Monday, March 4, 2013

How the 4-season and the 12-season CMB's systems work

The 4-season system is quite clear, so it is relatively easy to say that someone is a Spring, Autumn, Winter, or Summer. Generally, your eye and hair colour (the natural ones) are enough to place you in the right season.

Distinguishing two people from the next palette in the next season in the 12-season-system can get more tricky, because you share a complexion with it.

This flow graph of the palette gives you the reason why: the palettes that are connected by an arrow are close to each other.
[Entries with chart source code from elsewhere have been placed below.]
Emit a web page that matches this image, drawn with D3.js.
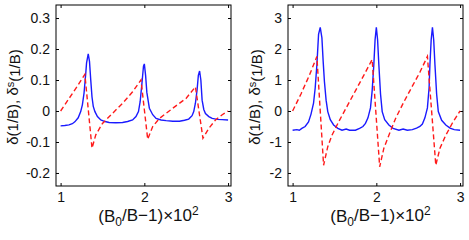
<!DOCTYPE html>
<html>
<head>
<meta charset="utf-8">
<script src="https://cdn.jsdelivr.net/npm/d3@7"></script>
<style>
  body { margin: 0; background: #fff; }
  text { font-family: "Liberation Sans", Arial, Helvetica, sans-serif; fill: #111; }
</style>
</head>
<body>
<svg id="chart" width="469" height="240"></svg>
<script>
// x ticks shared by both panels
var xTicks = [1, 2, 3];
var yTicksA = [-0.2, -0.1, 0, 0.1, 0.2, 0.3];
var yTicksB = [-2, -1, 0, 1, 2, 3];

// left panel, solid blue (delta)
var blueAX = [1.00,1.05,1.10,1.14,1.17,1.21,1.24,1.26,1.28,1.30,1.31,1.33,1.345,1.36,1.375,1.39,1.41,1.44,1.48,1.53,1.58,1.66,1.74,1.80,1.86,1.90,1.93,1.95,1.97,1.99,2.00,2.015,2.03,2.06,2.10,2.14,2.20,2.26,2.34,2.42,2.48,2.53,2.57,2.59,2.61,2.63,2.645,2.66,2.675,2.69,2.71,2.73,2.77,2.81,2.87,2.93,3.00];
var blueAY = [-0.048,-0.047,-0.045,-0.041,-0.035,-0.022,-0.002,0.020,0.058,0.120,0.155,0.184,0.160,0.100,0.045,0.015,-0.002,-0.018,-0.029,-0.034,-0.037,-0.038,-0.037,-0.034,-0.029,-0.018,-0.002,0.030,0.085,0.145,0.152,0.115,0.060,0.009,-0.012,-0.024,-0.029,-0.031,-0.033,-0.033,-0.030,-0.026,-0.015,-0.002,0.025,0.068,0.115,0.129,0.100,0.035,0.005,-0.008,-0.018,-0.024,-0.027,-0.028,-0.029];

// left panel, dashed red (delta^s)
var redAX = [1.00,1.10,1.20,1.29,1.375,1.42,1.50,1.60,1.74,1.86,1.96,2.04,2.10,2.18,2.34,2.50,2.61,2.70,2.77,2.85,2.93,3.00];
var redAY = [0.000,0.040,0.080,0.118,-0.120,-0.077,-0.040,-0.013,0.025,0.062,0.100,-0.091,-0.050,-0.024,0.009,0.041,0.078,-0.088,-0.056,-0.029,-0.012,0.000];

// right panel, solid blue
var blueBX = [1.00,1.05,1.08,1.11,1.15,1.19,1.22,1.25,1.27,1.29,1.31,1.33,1.35,1.365,1.38,1.40,1.42,1.45,1.49,1.54,1.59,1.64,1.68,1.75,1.80,1.84,1.87,1.90,1.93,1.95,1.97,1.985,2.00,2.015,2.03,2.05,2.07,2.10,2.15,2.20,2.27,2.32,2.37,2.43,2.48,2.52,2.55,2.58,2.61,2.63,2.64,2.655,2.67,2.685,2.70,2.72,2.74,2.78,2.83,2.88,2.93,3.00];
var blueBY = [-0.62,-0.60,-0.62,-0.56,-0.50,-0.35,-0.10,0.25,0.75,1.49,2.47,2.70,2.36,1.60,0.95,0.35,-0.02,-0.28,-0.45,-0.56,-0.62,-0.58,-0.62,-0.62,-0.56,-0.50,-0.40,-0.22,0.10,0.65,1.49,2.30,2.70,2.30,1.49,0.55,-0.02,-0.28,-0.45,-0.56,-0.62,-0.58,-0.62,-0.60,-0.55,-0.50,-0.42,-0.22,0.10,0.75,1.49,2.30,2.70,2.30,1.49,0.55,-0.02,-0.30,-0.45,-0.55,-0.60,-0.62];

// right panel, dashed red
var redBX = [1.00,1.10,1.20,1.29,1.37,1.42,1.47,1.55,1.65,1.75,1.85,1.95,2.04,2.09,2.15,2.23,2.33,2.43,2.52,2.61,2.71,2.76,2.83,2.91,3.00];
var redBY = [0.00,0.55,1.15,1.76,-1.75,-1.15,-0.78,-0.35,0.15,0.65,1.15,1.66,-1.80,-1.20,-0.78,-0.24,0.30,0.80,1.25,1.76,-1.75,-1.20,-0.78,-0.38,0.00];

var svg = d3.select("#chart");

function panel(left, yDomain, yTicks, blueX, blueY, redX, redY, labelX) {
    var x = d3.scaleLinear().domain([0.945, 3.035]).range([left, left + 175]);
    var y = d3.scaleLinear().domain(yDomain).range([186, 5]);
    var g = svg.append("g");

    // frame
    g.append("rect")
        .attr("x", left).attr("y", 5)
        .attr("width", 175).attr("height", 181)
        .attr("fill", "none").attr("stroke", "#000").attr("stroke-width", 1);

    var fmt = function(d) { return String(d); };

    // axes with inward ticks, mirrored on the opposite side
    g.append("g")
        .attr("transform", "translate(0,186)")
        .call(d3.axisBottom(x).tickValues(xTicks).tickSizeInner(-3).tickSizeOuter(0).tickPadding(6).tickFormat(fmt));
    g.append("g")
        .attr("transform", "translate(0,5)")
        .call(d3.axisTop(x).tickValues(xTicks).tickSizeInner(-3).tickSizeOuter(0).tickFormat(""));
    g.append("g")
        .attr("transform", "translate(" + left + ",0)")
        .call(d3.axisLeft(y).tickValues(yTicks).tickSizeInner(-3).tickSizeOuter(0).tickPadding(6).tickFormat(fmt));
    g.append("g")
        .attr("transform", "translate(" + (left + 175) + ",0)")
        .call(d3.axisRight(y).tickValues(yTicks).tickSizeInner(-3).tickSizeOuter(0).tickFormat(""));

    g.selectAll(".domain").remove();
    g.selectAll(".tick line").attr("stroke", "#000");
    g.selectAll(".tick text").style("font-size", "14px").attr("fill", "#111");

    var line = d3.line()
        .x(function(d) { return x(d[0]); })
        .y(function(d) { return y(d[1]); });

    g.append("path")
        .datum(blueX.map(function(v, i) { return [v, blueY[i]]; }))
        .attr("d", line)
        .attr("fill", "none")
        .attr("stroke", "#1a1aff")
        .attr("stroke-width", 1.4);

    g.append("path")
        .datum(redX.map(function(v, i) { return [v, redY[i]]; }))
        .attr("d", line)
        .attr("fill", "none")
        .attr("stroke", "#ff1a1a")
        .attr("stroke-width", 1.4)
        .attr("stroke-dasharray", "5,3");

    // y label
    var yl = g.append("text")
        .attr("transform", "translate(" + labelX + ",97) rotate(-90)")
        .attr("text-anchor", "middle")
        .attr("dy", "0.35em")
        .style("font-size", "15px");
    yl.append("tspan").text("\u03b4(1/B), \u03b4");
    yl.append("tspan").attr("dy", "-0.4em").style("font-size", "11px").text("s");
    yl.append("tspan").attr("dy", "0.4em").text("(1/B)");

    // x label
    var xl = g.append("text")
        .attr("x", x(2.05))
        .attr("y", 222)
        .attr("text-anchor", "middle")
        .style("font-size", "17px");
    xl.append("tspan").text("(B");
    xl.append("tspan").attr("dy", "0.3em").style("font-size", "12px").text("0");
    xl.append("tspan").attr("dy", "-0.3em").text("/B\u22121)\u00d710");
    xl.append("tspan").attr("dy", "-0.45em").style("font-size", "12px").text("2");
}

panel(56, [-0.242, 0.342], yTicksA, blueAX, blueAY, redAX, redAY, 13);
panel(288, [-2.42, 3.42], yTicksB, blueBX, blueBY, redBX, redBY, 255);
</script>
</body>
</html>
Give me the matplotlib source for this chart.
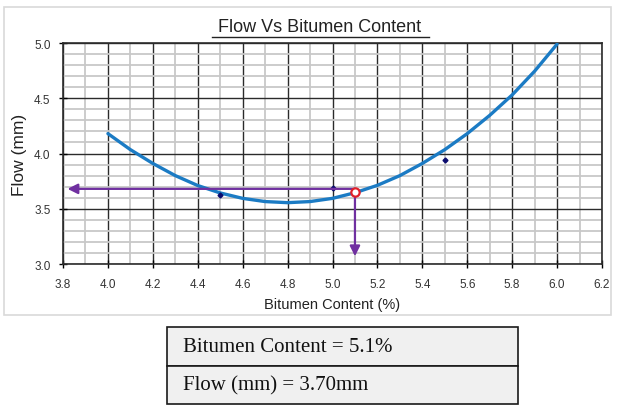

It will not be that important which specific palette you belong to, because lots of colours are common between two connecting palettes. However, it will become really important in the case of another bunch of colours, maybe because they are warm or cool, and they will make you look awful. I have tried to show it in the case of Deep Winter versus Deep Autumn.
The relationship between Deep Winters and Deep Autumns seems to be very similar to that between Clear Winters and Clear Springs: Clear Springs look good in lots of Clear Winter colours but, additionally, they also look good in others that Clear Winters don't, coral being one of the examples. It can become extremely difficult to distinguish between these two palettes because they look pretty much the same sometimes: both have eyes that contrast greatly with their skin and hair colour, something that can be enhanced by cosmetics and dyed hair.
Cosmetics (hair dye, make-up) can make you "transition" from one palette to another inside the same season. For instance, a lot of Light Springs are naturally some sort of blond, but they dye their hair red so, and make up their eyes with strong dark eyeliner, they will, to all intents and purposes, look like Clear or even Warm Springs. It is only in some shades that they will not look their absolutely best, but it's generally no big deal.